Habitant à Guinaw Rails, Mandiaye Mbengue joue aux cartes avec des amis en ce début de soirée du samedi 7 novembre, à côté de l’arrêt bus de la ligne 73. En jean et tee-shirt blanc, cet homme de 37 ans vit avec son unique fils dans la maison de ses parents, à côté d’une sœur, de deux frères et de quelques neveux. Depuis la perte de son emploi dans une sucrerie en 2010, c’est la dèche. Il est parfois obligé de « fuir la maison toute une journée ». « Quand j’avais les moyens, je dépensais sans compter. Les choses ont changé et je n’ai plus cette indépendance économique. Ainsi, mon fils et moi sommes parfois obligés de compter sur les parents et les autres. C’est déplaisant. Cependant, je ne suis pas resté les bras croisés. J’ai sollicité plusieurs usines pour travailler même en tant que journalier, mais en vain », raconte M. Mbengue, saisi d’émotion, avant de retourner auprès de son cercle d’amis.

« Je n’ose pas critiquer les mets des femmes »

Le sort de Fatou Mbaye n’est guère plus enviable. Depuis son divorce en 2013, la quinquagénaire vit sous le toit de ses parents à Tivaouane Lansar, avec ses deux fils âgés de 17 et 13 ans. Sa situation devient de plus en plus « insupportable ». Déboussolée, elle convoque la fatalité pour atténuer son mal-être. « Cette situation m’incommode.

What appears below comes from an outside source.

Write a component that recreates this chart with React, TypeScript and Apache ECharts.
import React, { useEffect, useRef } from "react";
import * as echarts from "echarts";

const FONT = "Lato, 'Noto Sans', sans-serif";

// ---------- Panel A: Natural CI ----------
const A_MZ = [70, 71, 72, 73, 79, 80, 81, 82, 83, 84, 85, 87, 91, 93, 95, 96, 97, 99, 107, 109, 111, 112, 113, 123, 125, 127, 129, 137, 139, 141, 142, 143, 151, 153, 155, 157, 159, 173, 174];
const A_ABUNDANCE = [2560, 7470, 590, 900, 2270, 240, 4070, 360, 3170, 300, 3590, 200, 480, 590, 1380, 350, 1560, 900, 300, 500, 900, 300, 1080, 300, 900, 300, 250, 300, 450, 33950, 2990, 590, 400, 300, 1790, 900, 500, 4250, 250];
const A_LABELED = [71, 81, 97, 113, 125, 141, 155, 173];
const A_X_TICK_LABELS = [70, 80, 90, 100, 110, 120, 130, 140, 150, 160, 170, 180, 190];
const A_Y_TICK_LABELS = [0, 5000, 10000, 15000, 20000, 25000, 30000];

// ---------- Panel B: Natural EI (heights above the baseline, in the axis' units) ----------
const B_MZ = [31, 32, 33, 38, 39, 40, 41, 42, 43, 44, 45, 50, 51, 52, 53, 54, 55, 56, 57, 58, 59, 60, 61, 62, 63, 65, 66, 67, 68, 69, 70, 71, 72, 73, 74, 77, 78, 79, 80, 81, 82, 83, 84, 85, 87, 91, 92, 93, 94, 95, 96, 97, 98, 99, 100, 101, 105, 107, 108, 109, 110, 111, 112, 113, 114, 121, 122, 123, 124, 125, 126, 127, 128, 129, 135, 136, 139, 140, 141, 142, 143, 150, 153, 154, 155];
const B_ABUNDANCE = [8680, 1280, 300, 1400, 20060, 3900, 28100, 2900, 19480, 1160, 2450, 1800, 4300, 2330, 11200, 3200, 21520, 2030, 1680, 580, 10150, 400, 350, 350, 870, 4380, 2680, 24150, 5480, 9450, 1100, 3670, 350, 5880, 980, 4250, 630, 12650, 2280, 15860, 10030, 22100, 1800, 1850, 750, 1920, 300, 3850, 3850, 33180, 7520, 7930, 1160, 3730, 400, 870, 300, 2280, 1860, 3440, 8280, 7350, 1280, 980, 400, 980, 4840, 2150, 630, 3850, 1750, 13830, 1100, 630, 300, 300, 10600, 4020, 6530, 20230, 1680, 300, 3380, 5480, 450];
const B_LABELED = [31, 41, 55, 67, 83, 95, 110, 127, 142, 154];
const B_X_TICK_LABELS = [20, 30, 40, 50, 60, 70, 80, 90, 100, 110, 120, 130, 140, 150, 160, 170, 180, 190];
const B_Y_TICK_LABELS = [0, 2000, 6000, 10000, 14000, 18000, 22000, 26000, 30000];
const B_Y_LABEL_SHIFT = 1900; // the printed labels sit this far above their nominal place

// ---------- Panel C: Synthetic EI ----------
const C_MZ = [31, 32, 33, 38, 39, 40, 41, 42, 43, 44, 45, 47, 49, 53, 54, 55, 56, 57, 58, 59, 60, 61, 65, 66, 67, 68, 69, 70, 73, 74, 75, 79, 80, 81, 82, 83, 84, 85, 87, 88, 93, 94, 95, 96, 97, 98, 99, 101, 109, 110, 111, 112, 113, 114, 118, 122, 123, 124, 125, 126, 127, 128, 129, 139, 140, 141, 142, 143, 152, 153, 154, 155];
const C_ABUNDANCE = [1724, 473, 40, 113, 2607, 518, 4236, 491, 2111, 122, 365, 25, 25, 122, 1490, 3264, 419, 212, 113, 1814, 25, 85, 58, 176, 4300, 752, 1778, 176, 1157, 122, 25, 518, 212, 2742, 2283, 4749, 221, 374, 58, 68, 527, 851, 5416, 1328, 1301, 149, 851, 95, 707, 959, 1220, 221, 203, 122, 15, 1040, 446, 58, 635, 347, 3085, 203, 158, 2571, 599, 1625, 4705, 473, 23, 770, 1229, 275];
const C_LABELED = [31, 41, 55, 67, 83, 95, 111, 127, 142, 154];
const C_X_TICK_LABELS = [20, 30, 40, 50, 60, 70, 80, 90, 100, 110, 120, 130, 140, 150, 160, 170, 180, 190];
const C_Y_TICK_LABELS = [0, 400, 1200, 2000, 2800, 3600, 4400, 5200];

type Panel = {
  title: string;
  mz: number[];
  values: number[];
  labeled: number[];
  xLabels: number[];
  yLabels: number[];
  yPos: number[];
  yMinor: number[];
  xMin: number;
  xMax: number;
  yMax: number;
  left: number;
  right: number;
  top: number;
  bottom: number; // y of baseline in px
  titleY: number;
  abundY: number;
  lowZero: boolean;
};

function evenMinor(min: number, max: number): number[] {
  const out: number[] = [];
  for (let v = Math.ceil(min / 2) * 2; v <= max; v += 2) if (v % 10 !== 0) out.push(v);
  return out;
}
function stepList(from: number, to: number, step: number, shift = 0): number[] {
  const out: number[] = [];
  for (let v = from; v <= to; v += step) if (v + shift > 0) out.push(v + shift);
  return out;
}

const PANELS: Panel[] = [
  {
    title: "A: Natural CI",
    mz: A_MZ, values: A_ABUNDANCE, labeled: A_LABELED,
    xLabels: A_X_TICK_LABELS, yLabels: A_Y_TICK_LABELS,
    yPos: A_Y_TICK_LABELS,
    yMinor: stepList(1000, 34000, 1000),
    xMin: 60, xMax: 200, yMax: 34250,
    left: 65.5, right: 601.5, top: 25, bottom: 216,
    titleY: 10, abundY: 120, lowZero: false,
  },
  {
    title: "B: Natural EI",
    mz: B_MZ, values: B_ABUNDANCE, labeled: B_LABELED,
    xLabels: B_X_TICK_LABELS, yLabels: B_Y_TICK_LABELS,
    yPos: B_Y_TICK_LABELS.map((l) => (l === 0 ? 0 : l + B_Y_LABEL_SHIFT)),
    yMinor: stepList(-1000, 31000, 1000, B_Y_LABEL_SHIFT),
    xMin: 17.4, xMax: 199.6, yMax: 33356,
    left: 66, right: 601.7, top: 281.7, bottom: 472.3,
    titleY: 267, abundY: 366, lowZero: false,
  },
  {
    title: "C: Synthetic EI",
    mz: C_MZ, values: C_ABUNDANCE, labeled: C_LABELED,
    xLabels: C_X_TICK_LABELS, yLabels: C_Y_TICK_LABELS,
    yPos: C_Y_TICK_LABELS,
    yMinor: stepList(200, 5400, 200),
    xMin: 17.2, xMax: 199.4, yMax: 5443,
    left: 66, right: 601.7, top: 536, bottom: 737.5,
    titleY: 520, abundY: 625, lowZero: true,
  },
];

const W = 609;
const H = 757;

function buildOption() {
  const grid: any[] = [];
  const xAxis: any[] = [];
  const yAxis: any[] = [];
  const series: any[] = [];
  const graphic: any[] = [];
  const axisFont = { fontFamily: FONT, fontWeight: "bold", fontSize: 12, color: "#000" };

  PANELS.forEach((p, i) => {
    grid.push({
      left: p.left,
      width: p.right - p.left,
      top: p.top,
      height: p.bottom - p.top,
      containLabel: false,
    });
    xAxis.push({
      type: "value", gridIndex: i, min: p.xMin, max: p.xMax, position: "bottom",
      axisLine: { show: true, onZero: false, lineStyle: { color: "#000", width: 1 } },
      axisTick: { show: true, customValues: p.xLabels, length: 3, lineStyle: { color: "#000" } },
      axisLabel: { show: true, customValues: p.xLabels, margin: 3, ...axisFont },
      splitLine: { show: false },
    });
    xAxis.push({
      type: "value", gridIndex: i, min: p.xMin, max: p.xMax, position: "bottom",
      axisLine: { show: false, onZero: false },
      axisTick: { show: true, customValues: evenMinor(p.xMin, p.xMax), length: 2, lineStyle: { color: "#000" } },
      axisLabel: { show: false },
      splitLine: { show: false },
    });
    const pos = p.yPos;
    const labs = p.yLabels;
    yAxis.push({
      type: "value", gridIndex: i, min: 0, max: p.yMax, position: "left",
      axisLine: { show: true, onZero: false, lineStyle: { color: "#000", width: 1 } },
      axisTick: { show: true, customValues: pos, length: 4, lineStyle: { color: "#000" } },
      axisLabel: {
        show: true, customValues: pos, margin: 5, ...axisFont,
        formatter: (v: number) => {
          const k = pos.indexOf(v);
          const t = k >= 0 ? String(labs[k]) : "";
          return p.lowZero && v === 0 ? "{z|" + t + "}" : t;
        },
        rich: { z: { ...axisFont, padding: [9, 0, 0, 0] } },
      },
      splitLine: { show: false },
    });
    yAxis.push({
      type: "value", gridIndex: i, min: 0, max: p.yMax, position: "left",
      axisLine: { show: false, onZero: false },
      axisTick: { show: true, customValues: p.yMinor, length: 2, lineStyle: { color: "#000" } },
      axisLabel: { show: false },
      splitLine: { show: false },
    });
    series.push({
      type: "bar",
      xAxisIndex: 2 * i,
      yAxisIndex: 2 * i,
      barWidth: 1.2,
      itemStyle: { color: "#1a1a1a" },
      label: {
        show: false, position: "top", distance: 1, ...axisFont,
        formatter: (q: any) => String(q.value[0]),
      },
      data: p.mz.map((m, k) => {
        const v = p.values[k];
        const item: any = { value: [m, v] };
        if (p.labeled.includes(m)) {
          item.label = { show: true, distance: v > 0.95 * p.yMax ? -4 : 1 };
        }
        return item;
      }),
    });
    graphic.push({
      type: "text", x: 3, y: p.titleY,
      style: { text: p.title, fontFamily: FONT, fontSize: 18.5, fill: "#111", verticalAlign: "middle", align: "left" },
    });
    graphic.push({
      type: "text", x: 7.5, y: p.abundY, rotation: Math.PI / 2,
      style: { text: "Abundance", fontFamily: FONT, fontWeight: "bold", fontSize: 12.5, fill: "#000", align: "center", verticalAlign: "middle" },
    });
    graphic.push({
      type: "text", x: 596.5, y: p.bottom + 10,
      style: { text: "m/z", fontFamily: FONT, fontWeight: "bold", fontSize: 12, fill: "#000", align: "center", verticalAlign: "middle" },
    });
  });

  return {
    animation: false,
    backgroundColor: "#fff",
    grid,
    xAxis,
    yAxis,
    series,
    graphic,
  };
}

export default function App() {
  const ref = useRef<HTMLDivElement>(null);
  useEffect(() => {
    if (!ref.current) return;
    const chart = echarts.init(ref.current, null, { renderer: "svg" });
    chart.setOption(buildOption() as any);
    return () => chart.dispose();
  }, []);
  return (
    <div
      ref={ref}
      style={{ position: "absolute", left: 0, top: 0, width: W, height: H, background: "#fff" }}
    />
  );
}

J’aurais aimé être dans mon foyer, à côté du père de mes enfants, au lieu de vivre dans une chambre étroite et inconfortable », gémit Fatou, assise au milieu de son lit, en face de son téléviseur.

Mère de Mamadou Alioune, Coumba Ba a presque 70 ans. Sa philosophie de vie est simple : « C’est Dieu qui fait, défait et décrète ». S’y fondant, elle n’en veut point à son fils de 40 ou 50 ans de vivre sous son toit. « Ça ne me dérange pas. S’il n’a pas les moyens, il peut bien vivre chez ses parents qui, avec la pension de retraite, peuvent même participer à l’entretien de la maison ou au paiement des factures. Dieu en a décidé ainsi », assure-t-elle. Propriétaire d’une maison et père de famille, Abdoulaye Mbaye abonde dans le même sens. L’une de ses filles, qui a quitté le domicile conjugal depuis quelques années, vit chez lui. Rien d’anormal selon lui. « Le problème, ce n’est pas les parents. Nous avons l’habitude d’héberger des proches venus du monde rural. Cela ne nous pose aucun problème même si nous aurions préféré qu’elle s’épanouisse aux côtés de son époux », soutient M. Mbaye, étalé sur un pliant, le corps couvert d’un boubou traditionnel gris.

Chamailles entre femmes

Les tensions sont monnaie courante. La plupart du temps, les disputes sont déclenchées par les enfants ou des remarques désobligeantes. Fatou Mbaye raconte les durs moments vécus. « Un jour, j’ai failli me battre avec une belle-sœur qui me reprochait de ne jamais nettoyer les toilettes. La dame ne ratait jamais l’occasion de me rappeler les actes de générosité de son mari envers mes enfants et moi. Au début, la cohabitation était très compliquée », se souvient-elle amère. Pour Mamadou Alioune Sow, ce sont les femmes, friandes de détails, qui entretiennent la chamaille. « Elles se disputent pour des vétilles et installent une ambiance hostile. Les hommes sont moins concernés par ces conflits. J’évite autant que possible d’en être otage. Je ne réponds jamais à la provocation », lâche-t-il, l’air dépité. Mandiaye Mbengue, qui se sent « plus à l’aise auprès de ses amis à jouer aux cartes », embouche la même trompette. Les fréquentes disputes au sein de la famille l’incommodent ; elles compromettent l’harmonie.